The group practiced drills in the dark Saturday night.

Freshman cadet Colin O’Shea said this exercise, called night-land navigation, was the most difficult task for the students.

“Saturday’s night land navigation was the hardest part of the weekend,” O’Shea said. “During the day, land navigation was still hard because it was my second time doing it. I did pretty well, but being alone at night in the forest, in the dark, was extremely challenging.”

Junior cadet Kathleen Frechette led her group through a movement-to-contact exercise.

“The seniors were playing the enemy, and we were about 300 meters away,” Frechette said. “As the leader, I had to figure out what the mission was, how we’re going to conduct that. We’d move from where we were to try to attack the enemy. It was a practical application of what we’ve learned in class.”

Battalion commander Josh Sandler said he and other seniors organized the FTX trip and acted as the enemy in each of the training exercises.

Each junior cadet led a squad of sophomores and freshmen through the exercises. Sandler said the exercise is especially helpful for junior cadets because next year they will spend one month in a required Leader Development and Assessment Course (LDAC).

The course will test their leadership abilities, physical fitness and other useful skills.

“[This weekend was] like a mini LDAC,” Sandler said. “It’s trying to take 30 days worth of training and evaluations and cram them into one weekend.”

Sandler said he and the other seniors added exercises in garrison leadership, or planning for everyday needs for the men and women under a leader’s command, to this year’s FTX. Squad leaders now need to manage the day-to-day concerns of their group while everyone lives in close quarters.

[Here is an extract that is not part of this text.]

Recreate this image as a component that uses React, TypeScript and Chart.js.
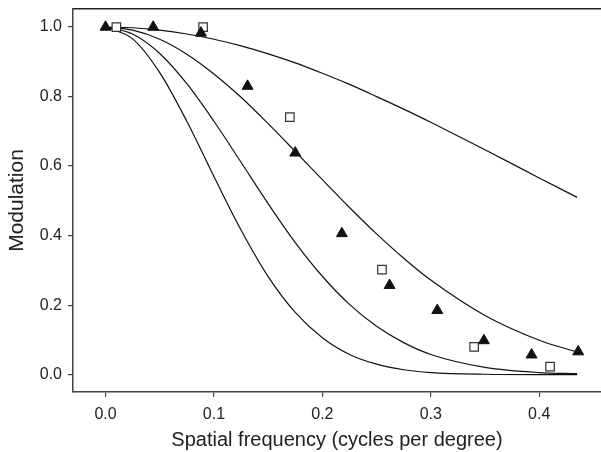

“Now with the addition of garrison leadership … that’s 24 hours that you need to be on your game,” Sandler said. “It’s meant to be the addition of a huge amount of stress … While our previous FTXs have been good, they’ve been incomplete without this garrison leadership piece.

“My role as a [senior cadet and battalion commander] is to train [the younger cadets] to be better prepared than I was, and I feel that we have accomplished this.”

Junior cadet Ted Spinelli said he was glad the weekend exercise would prepare him for the LDAC in the summer.

“The [Leader Development and Assessment Course] is the apex of ROTC, the stepping-stone where a very large amount of our total performance in ROTC is established,” Spinelli said.

The LDAC determines the number of placement options in the Army for the senior cadets after graduation, Spinelli said.

“For me the most helpful part of the weekend was executing a patrol mission on Sunday, and developing a plan to execute that mission that was executed on the larger patrol or platoon-size scale,” Spinelli said. “The longer time allotment and more complex objective made this a more involved exercise, more similar to what we would be doing as officers in the army after school.”

Sandler said that while the weekend was challenging, the cadets in his battalion learned important lessons for their ROTC training during the FTX weekend.

“The most [difficult] part of the weekend was the constant physical discomfort,” Sandler said. “They don’t get to eat or sleep very much, and it’s very cold, wet and windy. That is a constant part of this training. But this is forcing them to be agile thinkers despite this discomfort. Teaching decision making under less-than-ideal conditions is how the Army prepares us to be leaders.”